Copy out each line of the material below that holds the string "this".

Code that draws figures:
━━━

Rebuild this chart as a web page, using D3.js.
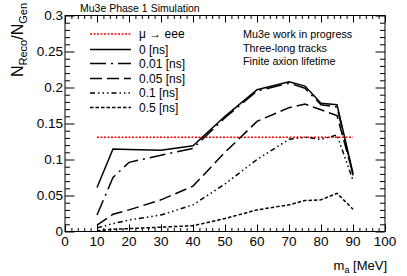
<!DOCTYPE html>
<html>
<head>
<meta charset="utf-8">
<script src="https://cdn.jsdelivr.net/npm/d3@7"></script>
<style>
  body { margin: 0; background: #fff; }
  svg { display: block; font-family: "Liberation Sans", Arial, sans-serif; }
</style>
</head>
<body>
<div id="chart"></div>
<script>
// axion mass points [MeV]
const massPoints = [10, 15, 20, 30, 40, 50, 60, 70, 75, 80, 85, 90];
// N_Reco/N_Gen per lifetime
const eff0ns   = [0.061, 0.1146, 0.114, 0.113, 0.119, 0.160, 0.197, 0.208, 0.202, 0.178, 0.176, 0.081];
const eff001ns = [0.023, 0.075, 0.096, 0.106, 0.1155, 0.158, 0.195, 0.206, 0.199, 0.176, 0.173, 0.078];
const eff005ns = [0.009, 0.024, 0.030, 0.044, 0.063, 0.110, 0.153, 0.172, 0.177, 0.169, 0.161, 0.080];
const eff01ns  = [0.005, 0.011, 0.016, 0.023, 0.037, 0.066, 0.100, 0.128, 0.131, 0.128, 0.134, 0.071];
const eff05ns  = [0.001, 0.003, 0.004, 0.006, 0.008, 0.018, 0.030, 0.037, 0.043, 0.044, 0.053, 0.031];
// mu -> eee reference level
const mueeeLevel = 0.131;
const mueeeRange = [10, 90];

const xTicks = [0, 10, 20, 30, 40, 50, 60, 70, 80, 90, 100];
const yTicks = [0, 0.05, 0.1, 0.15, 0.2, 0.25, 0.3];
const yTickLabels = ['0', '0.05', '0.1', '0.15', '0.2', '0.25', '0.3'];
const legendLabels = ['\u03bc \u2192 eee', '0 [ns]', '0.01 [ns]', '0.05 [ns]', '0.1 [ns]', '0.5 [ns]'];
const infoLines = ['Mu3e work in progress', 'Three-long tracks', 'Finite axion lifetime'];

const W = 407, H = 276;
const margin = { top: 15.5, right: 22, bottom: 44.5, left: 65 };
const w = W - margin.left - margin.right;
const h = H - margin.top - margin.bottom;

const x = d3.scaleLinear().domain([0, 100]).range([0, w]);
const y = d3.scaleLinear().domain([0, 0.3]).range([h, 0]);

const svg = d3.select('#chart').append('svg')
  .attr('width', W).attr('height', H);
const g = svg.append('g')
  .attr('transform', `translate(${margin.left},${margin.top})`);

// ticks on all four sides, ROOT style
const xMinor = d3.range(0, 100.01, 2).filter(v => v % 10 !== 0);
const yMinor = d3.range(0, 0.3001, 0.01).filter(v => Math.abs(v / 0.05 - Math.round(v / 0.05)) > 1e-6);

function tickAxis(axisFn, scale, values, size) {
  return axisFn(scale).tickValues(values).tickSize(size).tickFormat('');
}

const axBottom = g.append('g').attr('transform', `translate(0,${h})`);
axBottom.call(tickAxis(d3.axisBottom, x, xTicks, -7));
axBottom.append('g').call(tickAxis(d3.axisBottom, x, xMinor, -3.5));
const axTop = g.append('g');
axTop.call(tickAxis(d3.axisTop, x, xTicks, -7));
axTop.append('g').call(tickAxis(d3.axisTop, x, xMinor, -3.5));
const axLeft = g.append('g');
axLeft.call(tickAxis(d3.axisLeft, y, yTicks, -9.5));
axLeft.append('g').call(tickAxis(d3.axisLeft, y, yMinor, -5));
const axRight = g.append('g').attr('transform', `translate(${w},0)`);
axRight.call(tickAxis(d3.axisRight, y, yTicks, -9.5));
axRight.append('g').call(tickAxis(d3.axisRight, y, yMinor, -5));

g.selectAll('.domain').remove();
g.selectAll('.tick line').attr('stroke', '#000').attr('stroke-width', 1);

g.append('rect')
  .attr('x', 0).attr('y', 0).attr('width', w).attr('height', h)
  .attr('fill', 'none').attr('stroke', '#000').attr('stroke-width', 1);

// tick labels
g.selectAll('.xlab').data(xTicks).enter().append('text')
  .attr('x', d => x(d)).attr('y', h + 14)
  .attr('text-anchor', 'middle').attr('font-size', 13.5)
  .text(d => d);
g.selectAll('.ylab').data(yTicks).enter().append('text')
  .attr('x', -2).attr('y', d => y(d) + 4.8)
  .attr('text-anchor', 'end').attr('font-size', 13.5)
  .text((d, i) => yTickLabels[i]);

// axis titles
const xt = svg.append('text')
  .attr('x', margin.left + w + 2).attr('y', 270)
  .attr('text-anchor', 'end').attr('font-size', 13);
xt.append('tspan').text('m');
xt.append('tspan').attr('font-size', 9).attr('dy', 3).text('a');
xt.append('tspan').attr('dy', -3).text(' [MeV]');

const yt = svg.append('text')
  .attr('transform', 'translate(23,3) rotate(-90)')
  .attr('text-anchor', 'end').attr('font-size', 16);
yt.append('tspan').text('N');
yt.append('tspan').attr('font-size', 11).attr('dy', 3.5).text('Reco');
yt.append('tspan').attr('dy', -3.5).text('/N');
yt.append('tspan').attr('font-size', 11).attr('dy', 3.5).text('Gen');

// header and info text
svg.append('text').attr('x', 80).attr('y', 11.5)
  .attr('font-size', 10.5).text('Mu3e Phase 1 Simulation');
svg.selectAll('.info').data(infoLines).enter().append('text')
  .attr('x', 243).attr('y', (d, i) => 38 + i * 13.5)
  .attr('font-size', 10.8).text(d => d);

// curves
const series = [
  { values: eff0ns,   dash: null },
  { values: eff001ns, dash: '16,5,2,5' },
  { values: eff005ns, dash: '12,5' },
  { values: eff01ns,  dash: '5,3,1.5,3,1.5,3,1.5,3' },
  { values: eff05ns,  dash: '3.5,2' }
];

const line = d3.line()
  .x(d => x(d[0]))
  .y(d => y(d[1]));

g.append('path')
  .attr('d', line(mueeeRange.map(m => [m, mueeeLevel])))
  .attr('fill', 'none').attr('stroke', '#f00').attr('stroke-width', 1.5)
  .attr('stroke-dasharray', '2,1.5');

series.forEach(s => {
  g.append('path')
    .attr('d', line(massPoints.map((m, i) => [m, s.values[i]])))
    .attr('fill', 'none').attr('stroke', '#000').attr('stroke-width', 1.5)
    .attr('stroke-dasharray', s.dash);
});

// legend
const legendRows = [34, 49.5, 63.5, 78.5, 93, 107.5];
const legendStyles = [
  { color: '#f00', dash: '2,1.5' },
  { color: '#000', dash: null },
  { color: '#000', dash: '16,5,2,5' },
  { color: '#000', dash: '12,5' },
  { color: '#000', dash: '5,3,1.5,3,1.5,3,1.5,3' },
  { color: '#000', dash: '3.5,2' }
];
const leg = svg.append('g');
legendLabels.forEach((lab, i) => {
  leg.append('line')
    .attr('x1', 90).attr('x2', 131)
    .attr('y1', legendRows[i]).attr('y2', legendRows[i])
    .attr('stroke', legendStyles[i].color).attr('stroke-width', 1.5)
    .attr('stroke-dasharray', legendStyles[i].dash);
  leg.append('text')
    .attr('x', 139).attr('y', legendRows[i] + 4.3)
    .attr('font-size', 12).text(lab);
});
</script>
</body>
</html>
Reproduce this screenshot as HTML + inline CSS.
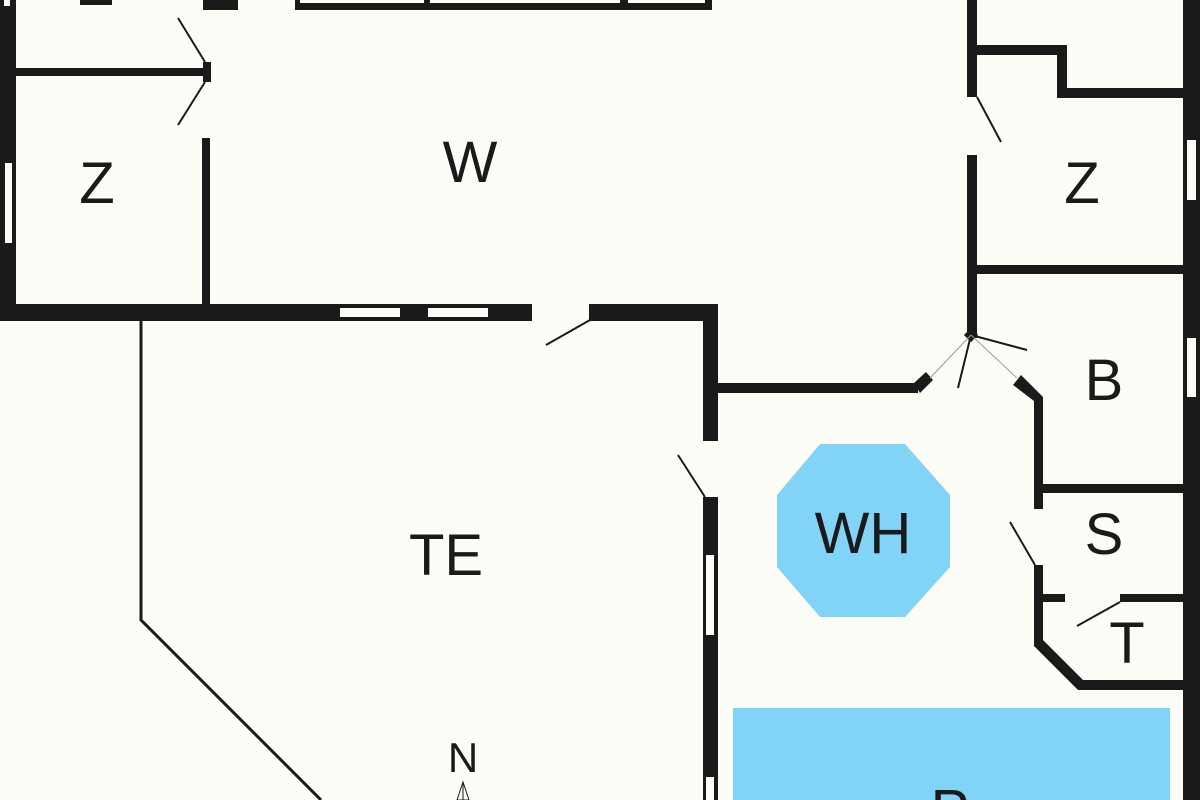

━━━

**Task solution:**
Rebuild this chart as a web page, using D3.js.
Reproduce this screenshot as HTML + inline CSS.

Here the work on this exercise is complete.